Erstautor et al. Da qualche anno, gli inibitori dell'integrasi (dolutegravir, bictegravir, ecc.) sono parte integrante dei trattamenti antiretrovirali, in particolare come componenti dei trattamenti di prima linea (ossia primo trattamento prescritto a una persona che vive con HIV). Si tratta di farmaci con un’eccellente efficacia antivirale, buona tolleranza e, rispetto ad altri trattamenti, poche interazioni con altri medicamenti

Sono stati osservati rari casi di fallimento terapeutico durante un trattamento di prima linea con inibitore dell'integrasi. Questo studio ha voluto esaminarne le cause.

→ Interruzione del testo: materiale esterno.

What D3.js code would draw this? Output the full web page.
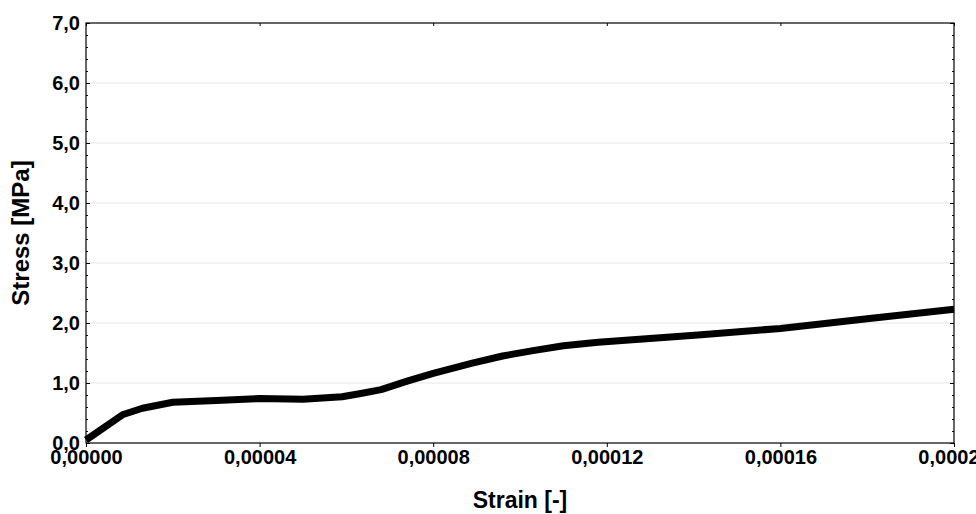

Le ricercatrici e i ricercatori hanno selezionato 1.419 persone affette da HIV che hanno cominciato un primo trattamento comprendente un inibitore dell'integrasi. Hanno analizzato come le persone hanno risposto al trattamento. Nel corso di 18.447 anni di osservazione (numero totale di anni durante i quali le persone sono state sottoposte a sorveglianza terapeutica), sono stati rilevati 121 fallimenti del trattamento.

I fattori di rischio associati al fallimento terapeutico erano la dimenticanza di almeno una dose di trattamento nel corso dell'ultimo mese, una carica virale superiore a 100.000 copie/ml nel plasma prima dell'inizio del trattamento e uno stadio di AIDS (CD4 < 200 cellule/uL). Per contro, un numero di cellule CD4 > 200 uL era un fattore protettivo contro il fallimento terapeutico.

Analizzando separatamente il dolutegravir in combinazione con altri due farmaci antiretrovirali, si sono ottenuti i medesimi risultati. Ciò è rilevante in quanto il dolutegravir è l’inibitore dell'integrasi maggiormente utilizzato.

Un'altra analisi di questo studio concerneva la rilevanza delle mutazioni “minori” potenzialmente associate a resistenza agli inibitori dell'integrasi e presenti nel patrimonio genetico dell'HIV. Ci si è posti la domanda se tali mutazioni possano giocare un ruolo nel fallimento dei trattamenti di prima linea. Mutazioni, potenzialmente associate a resistenza, erano presenti in 104 dei 646 pazienti in cui sono stati eseguiti test di resistenza prima dell’inizio del trattamento. Fortunatamente la presenza di queste resistenze minori non ha mostrato un impatto sull'efficacia della terapia.

Riassumendo, lo studio mostra che i fattori di rischio di un fallimento terapeutico con gli inibitori dell’integrasi sono gli stessi che erano stati associati al fallimento terapeutico con altre combinazioni di farmaci antiretrovirali. Inoltre, è stato dimostrato che le mutazioni minori nel gene dell'integrasi, messe in evidenza prima dell'inizio del trattamento, non compromettono l'efficacia della terapia.